The popular gujarati snack served with tangy tomato garlic chutney is completely satiating


  • Whole wheat flour (atta) ⅔ cup
  • Sorghum (jowar) flour ⅔ cup
  • Gram flour (besan) ⅔ cup
  • Green chillies, cerushed 2
  • Red chilli powder 1 tsp
  • Turmeric powder ½ tsp
  • Ginger-garlic paste 1 tbsp
  • Carom seeds (ajwain) 1 tsp
  • Asafoetida (hing) 1 pinch
  • Fresh fenugreek leaves (methi), chopped ½ medium bunch
  • Coriander powder 1 tsp
  • Cumin powder 1 tsp
  • Salt to taste
  • Oil as required
  • Tomato garlic chutney
  • Tomatoes, roughly chopped 1 kg
  • Garlic cloves, chopped 2
  • Oil 1 tbsp
  • Medium onion, chopped 1
  • Ginger, cut into thin strips 2 tsps
  • Red chilli powder 1 tsp
  • Salt 2 tsps
  • Sugar ½ cup
  • Black cardamoms, crushed ¾ tsp
  • Raisins 4 tsps
  • Almonds, blanched and peeled 10
  • Vinegar 1½ tbsps


  • Take whole wheat flour, sorghum flour and gram flour in a mixing bowl. Add green chillies, red chilli powder, turmeric powder, ginger-garlic paste, carom seeds, asafoetida, fenugreek leaves, coriander powder, cumin powder and salt and mix well. Add water as required and knead into a soft dough.

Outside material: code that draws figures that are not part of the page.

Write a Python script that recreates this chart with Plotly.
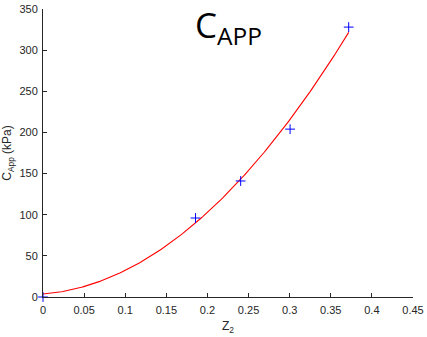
import numpy as np
import plotly.graph_objects as go

# measured data points
z2 = [0.0, 0.1855, 0.2404, 0.3005, 0.3718]
c_app = [0.0, 96, 141, 204, 328]

# quadratic fit coefficients: c = a + b*z + c2*z^2
fit_a, fit_b, fit_c = 3.6, 77.9, 2091.0
z_fit = np.linspace(0, max(z2), 200)
c_fit = fit_a + fit_b * z_fit + fit_c * z_fit ** 2

x_ticks = [0, 0.05, 0.1, 0.15, 0.2, 0.25, 0.3, 0.35, 0.4, 0.45]
x_ticklabels = ["0", "0.05", "0.1", "0.15", "0.2", "0.25", "0.3", "0.35", "0.4", "0.45"]
y_ticks = [0, 50, 100, 150, 200, 250, 300, 350]

axcol = "#262626"
fig = go.Figure()
fig.add_trace(go.Scatter(x=z_fit, y=c_fit, mode="lines",
                         line=dict(color="red", width=1.1), showlegend=False))
fig.add_trace(go.Scatter(x=z2, y=c_app, mode="markers",
                         marker=dict(symbol="cross-thin", size=7, color="blue",
                                     line=dict(color="blue", width=1)),
                         showlegend=False, cliponaxis=False))

fig.add_annotation(text="C<sub>APP</sub>", x=0.5, xref="paper", y=0.94, yref="paper",
                   xanchor="center", yanchor="middle", showarrow=False,
                   font=dict(family="Open Sans", size=35, color="black"))

fig.update_layout(
    width=427, height=337,
    margin=dict(l=43, r=14, t=9, b=40),
    paper_bgcolor="white", plot_bgcolor="white",
    font=dict(family="Liberation Sans, Arial", size=11, color=axcol),
)
fig.update_xaxes(range=[0, 0.45], tickvals=x_ticks, ticktext=x_ticklabels, automargin=False,
                 showgrid=False, zeroline=False, showline=True, linecolor=axcol, linewidth=1,
                 ticks="inside", ticklen=4, tickcolor=axcol, ticklabelstandoff=3,
                 title=dict(text="Z<sub>2</sub>", standoff=6, font=dict(size=12)))
fig.update_yaxes(range=[0, 350], tickvals=y_ticks, automargin=False,
                 showgrid=False, zeroline=False, showline=True, linecolor=axcol, linewidth=1,
                 ticks="inside", ticklen=4, tickcolor=axcol, ticklabelstandoff=2,
                 title=dict(text="C<sub>App</sub> (kPa)", standoff=8, font=dict(size=12)))

fig.write_html("out.html")
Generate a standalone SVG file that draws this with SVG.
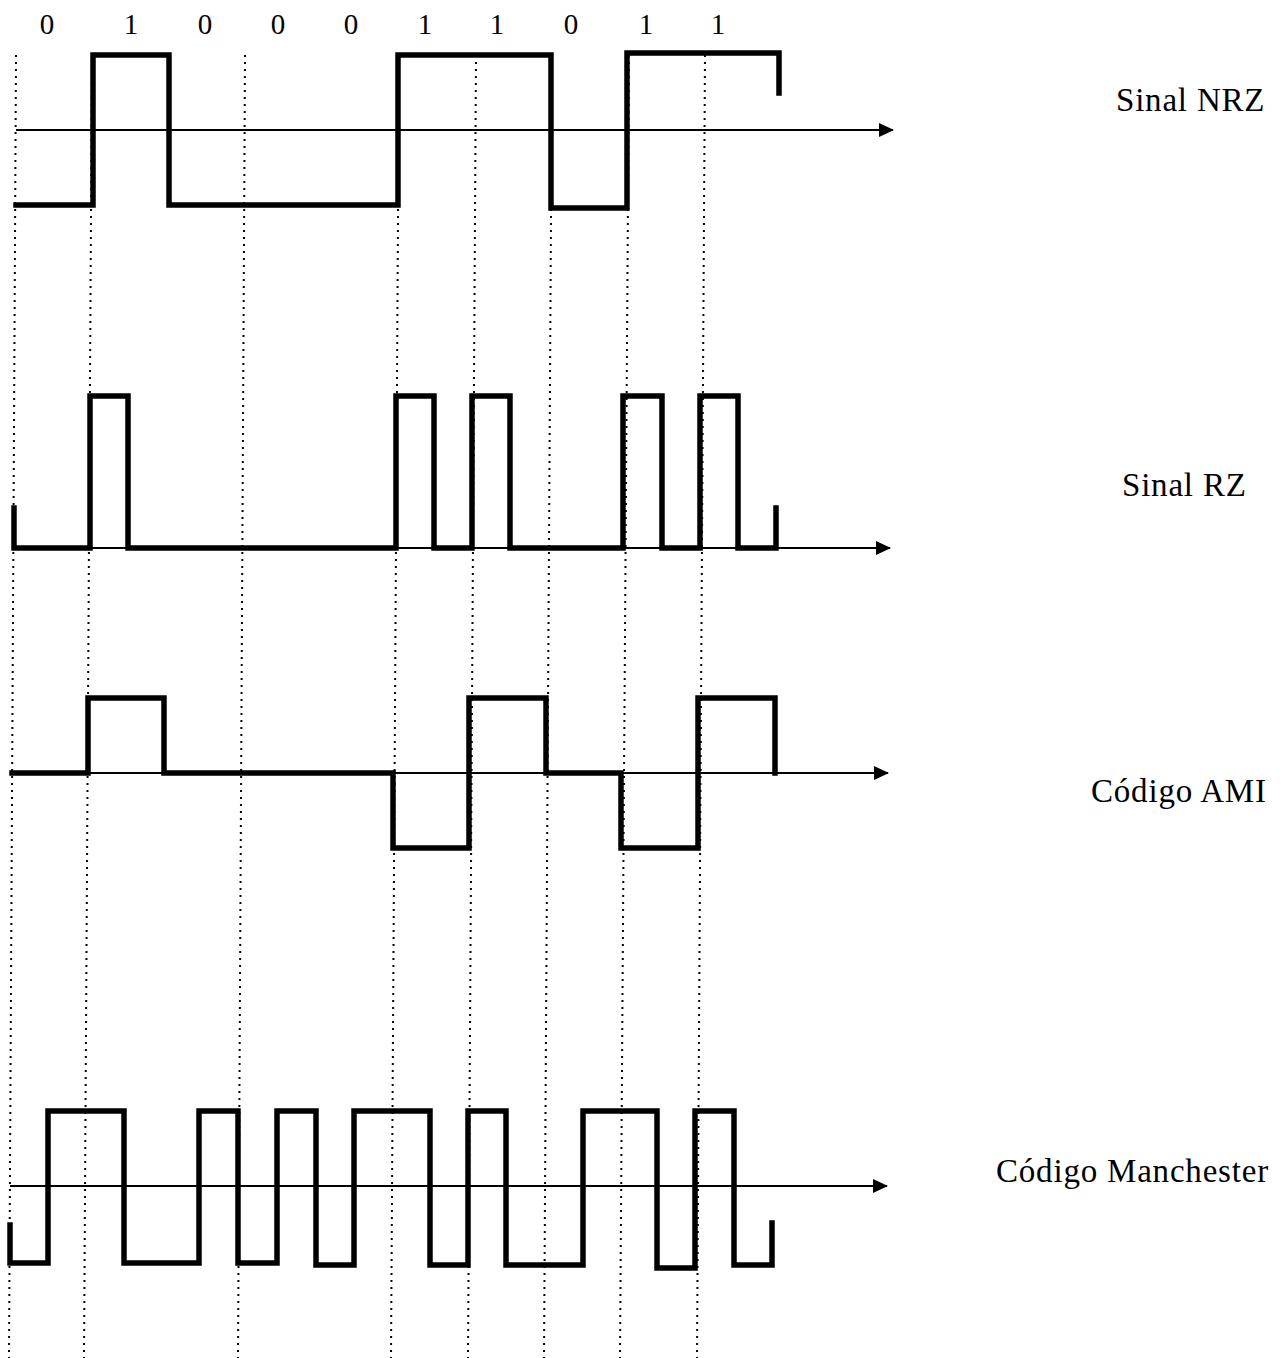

  • Add 1 tsp oil and knead again. Cover the dough with a damp cloth and rest for 15 minutes.
  • Divide the dough into small equal portions and shape them into balls. Roll each ball into a roti.
  • Heat a non-stick tawa, and cook each roti on it, turning sides and brushing a little oil, till they are evenly cooked on both sides. Arrange them on a serving platter.
  • To make tomato garlic chutney, heat oil in a non-stick pan, add garlic, onion and ginger and saute till onion becomes translucent.
  • Add red chilli powder and saute for 1-2 minutes. Add tomatoes and salt and mix well. Saute on medium heat till tomatoes become pulpy.
  • Add sugar and cook, stirring occasionally, till the mixture thickens.
  • Add black cardamoms, raisins, almonds and vinegar and cook till the mixture gets a chutney consistency.
  • Transfer into a serving bowl and serve with thepla.